Not Putting the Client Name on Trust Account Checks
While most attorneys are good about keeping copies of their trust account checks, not all remember that they should notate the client's name or file number on each check when it is issued. While it may be easy to remember why a check was written a month ago, it may be difficult to remember why it was written a year from now.
Attorneys who think that they would never have a problem figuring out what is in their trust accounts should consider the impact of catastrophic events or natural disasters. While it doesn't happen that often, sometimes law offices and all of their records get destroyed. A fire can incinerate those paper files pretty quickly, as well as destroy the computer hard drive. A hurricane or a tornado can scatter billing records for miles. These things happen to lawyers. If a lawyer needs to reconstruct a firm's trust account records using bank statements and copies of old checks ordered from the bank, the task will be virtually impossible unless those checks indicate whose money was being used in the transaction.
Not Keeping an Individual Ledger for Each Client
Sometimes attorneys think they can keep track of every client's account balance in their heads. At some point, they can't. And even if they can, what happens to those client accounts if something happens to the attorney?
Calloway described a situation she encountered where an attorney kept two trust accounts. He would use one trust account for one month, and switch to the other trust account the next month. His belief was that by letting each account reach a zero balance during the month it was used, he would not have to keep individual trust ledgers on the money that remained in the account. He was mistaken. Ethics rules require keeping a balance sheet on each client so that specific client funds can be identified.
To be in compliance with bar association requirements, the attorneys must keep records showing how much money every client has in trust at any given time. Deposits and disbursements must be clearly tracked in some way that makes it easy to determine each client's trust account balance. Otherwise, it would be quite easy for one client's money to get spent on another client's case.
Not Balancing the Individual Client Balances Against the Overall Account
Attorneys should not just make sure their overall trust account is balanced at the end of the month, nor should they only make sure that each individual client account is balanced. Compare the two together and balance them against each other. Comparing the overall balances will sometimes reveal an accounting error made on an individual account, where a check or a deposit was overlooked. This simple step will sometimes catch errors that could have resulted in a bounced trust account check.
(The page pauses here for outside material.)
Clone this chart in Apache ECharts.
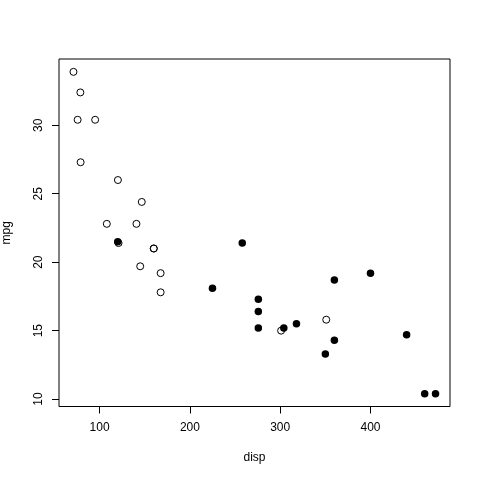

Some attorneys realize their trust accounts are screwed up, but they don't know how to fix the problem. One solution is to contact a law practice management advisor. Many state bar associations now offer free law practice management advice to their bar association members, and a number of private law practice management advisors also offer their services for a fee.
Some lawyers may be afraid of discussing their trust account situation with any attorney, especially with a lawyer working for the state bar association, because of the mandatory reporting requirements for ethics violations. However, in many states, the rules of professional conduct now specifically exclude their law practice management consultants from reporting such problems to their ethics board. Nerino J. Petro, the Practice Management Advisor for the Law Office Management Assistance program of the State Bar of Wisconsin, notes that while rules vary from state to state, some states like Wisconsin have implemented rules granting confidentiality to attorneys seeking help from the state bar's law office management assistance program (LOMAP).
Properly managing a trust account can be a hassle, but losing a law license over sloppy record-keeping would be even worse. Lawyers who are having trouble managing their trust accounts should promptly address the problem by getting help from a qualified accountant or from a law practice management consultant.